Task goal –
Extract each line bearing the word "this".
• • • • • • •
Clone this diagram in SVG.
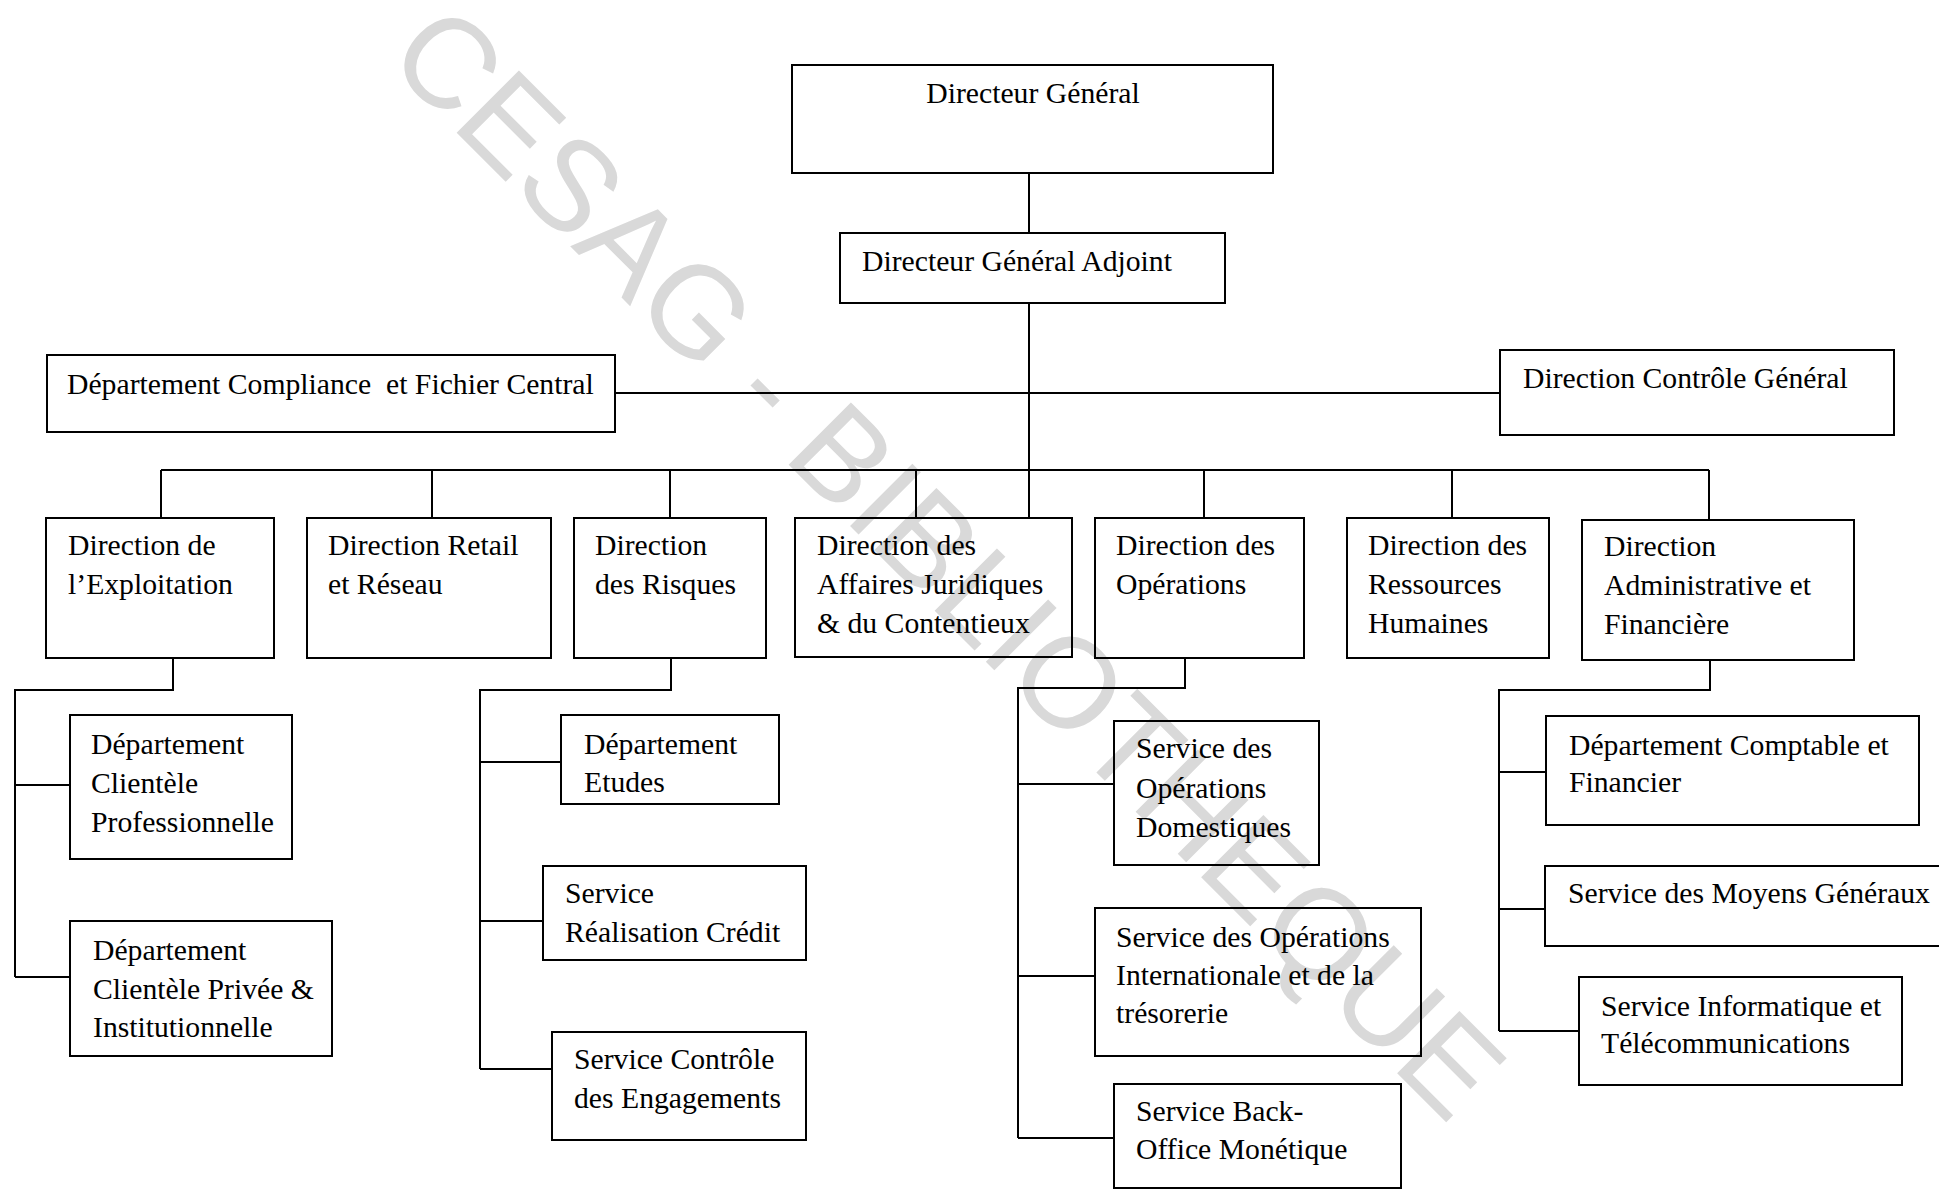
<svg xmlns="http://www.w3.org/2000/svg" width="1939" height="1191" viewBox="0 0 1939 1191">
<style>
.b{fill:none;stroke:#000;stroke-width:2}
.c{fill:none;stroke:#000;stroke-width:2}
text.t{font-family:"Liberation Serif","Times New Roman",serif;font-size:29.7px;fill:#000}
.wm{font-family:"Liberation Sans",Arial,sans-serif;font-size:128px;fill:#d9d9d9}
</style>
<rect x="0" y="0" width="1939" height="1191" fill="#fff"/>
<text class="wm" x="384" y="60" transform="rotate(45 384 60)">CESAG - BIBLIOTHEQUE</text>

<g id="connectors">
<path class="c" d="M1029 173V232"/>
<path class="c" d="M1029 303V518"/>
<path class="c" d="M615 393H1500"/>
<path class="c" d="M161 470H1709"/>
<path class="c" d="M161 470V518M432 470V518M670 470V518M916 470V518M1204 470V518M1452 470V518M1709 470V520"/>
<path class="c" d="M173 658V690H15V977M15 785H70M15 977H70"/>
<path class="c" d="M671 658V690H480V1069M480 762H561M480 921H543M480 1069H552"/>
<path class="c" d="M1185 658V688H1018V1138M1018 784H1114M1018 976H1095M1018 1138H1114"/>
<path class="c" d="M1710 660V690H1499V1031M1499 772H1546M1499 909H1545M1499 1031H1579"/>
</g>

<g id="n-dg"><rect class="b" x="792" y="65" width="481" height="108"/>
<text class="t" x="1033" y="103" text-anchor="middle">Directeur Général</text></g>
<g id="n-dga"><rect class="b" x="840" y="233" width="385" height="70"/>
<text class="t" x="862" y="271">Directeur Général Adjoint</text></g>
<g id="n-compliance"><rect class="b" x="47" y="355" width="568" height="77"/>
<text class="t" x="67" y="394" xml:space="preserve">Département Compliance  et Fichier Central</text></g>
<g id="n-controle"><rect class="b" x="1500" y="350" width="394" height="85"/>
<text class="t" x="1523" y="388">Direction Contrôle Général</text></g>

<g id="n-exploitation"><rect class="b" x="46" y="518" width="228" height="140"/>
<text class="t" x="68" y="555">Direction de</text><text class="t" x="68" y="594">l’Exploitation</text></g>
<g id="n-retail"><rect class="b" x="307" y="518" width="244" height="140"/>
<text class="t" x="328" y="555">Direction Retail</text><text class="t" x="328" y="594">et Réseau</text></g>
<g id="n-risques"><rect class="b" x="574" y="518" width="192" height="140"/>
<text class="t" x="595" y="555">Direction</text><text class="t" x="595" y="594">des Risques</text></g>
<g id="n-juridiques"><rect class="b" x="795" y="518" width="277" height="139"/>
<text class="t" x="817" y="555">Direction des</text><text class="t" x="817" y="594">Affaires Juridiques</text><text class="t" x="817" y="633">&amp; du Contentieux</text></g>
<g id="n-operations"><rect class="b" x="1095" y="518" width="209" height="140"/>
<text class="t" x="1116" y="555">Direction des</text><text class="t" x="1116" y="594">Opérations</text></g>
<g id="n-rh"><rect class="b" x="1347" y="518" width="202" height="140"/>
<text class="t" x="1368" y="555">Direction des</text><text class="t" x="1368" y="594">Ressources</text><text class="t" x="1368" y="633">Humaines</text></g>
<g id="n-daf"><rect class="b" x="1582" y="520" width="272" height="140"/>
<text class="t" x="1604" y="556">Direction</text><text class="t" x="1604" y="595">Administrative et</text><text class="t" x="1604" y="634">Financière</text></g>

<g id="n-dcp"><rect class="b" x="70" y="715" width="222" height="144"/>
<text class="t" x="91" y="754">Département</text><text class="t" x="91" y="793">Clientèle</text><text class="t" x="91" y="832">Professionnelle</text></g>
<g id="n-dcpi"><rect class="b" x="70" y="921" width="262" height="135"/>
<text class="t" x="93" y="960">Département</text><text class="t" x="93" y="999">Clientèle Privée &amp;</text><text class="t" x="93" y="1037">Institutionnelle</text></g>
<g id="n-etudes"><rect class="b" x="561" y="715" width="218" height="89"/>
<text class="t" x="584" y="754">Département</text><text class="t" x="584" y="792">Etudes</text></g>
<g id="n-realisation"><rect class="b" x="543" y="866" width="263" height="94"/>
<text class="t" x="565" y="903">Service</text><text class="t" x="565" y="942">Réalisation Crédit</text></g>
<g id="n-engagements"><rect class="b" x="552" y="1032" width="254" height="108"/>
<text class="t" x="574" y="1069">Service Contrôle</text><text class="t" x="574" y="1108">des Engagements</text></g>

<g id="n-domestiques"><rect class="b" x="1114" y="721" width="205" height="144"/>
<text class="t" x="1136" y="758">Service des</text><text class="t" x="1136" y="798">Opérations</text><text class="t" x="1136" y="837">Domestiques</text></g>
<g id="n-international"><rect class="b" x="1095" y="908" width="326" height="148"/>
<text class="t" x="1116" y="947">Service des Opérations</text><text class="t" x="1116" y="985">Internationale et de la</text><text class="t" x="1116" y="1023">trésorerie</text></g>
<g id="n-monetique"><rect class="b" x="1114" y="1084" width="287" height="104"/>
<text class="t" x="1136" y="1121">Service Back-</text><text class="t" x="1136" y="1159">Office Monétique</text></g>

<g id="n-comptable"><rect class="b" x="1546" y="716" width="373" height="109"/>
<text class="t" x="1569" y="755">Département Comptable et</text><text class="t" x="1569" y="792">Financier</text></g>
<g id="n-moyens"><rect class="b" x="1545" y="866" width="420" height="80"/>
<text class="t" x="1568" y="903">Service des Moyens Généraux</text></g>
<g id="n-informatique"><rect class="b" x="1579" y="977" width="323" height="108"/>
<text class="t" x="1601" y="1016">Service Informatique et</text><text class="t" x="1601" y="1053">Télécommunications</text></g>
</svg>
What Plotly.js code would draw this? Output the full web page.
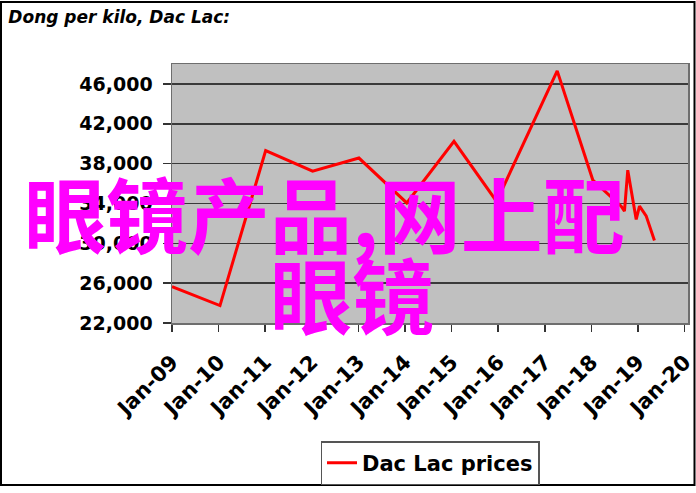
• • • • • • •
Output below –
Clone this diagram in SVG.
What Plotly.js code would draw this? Output the full web page.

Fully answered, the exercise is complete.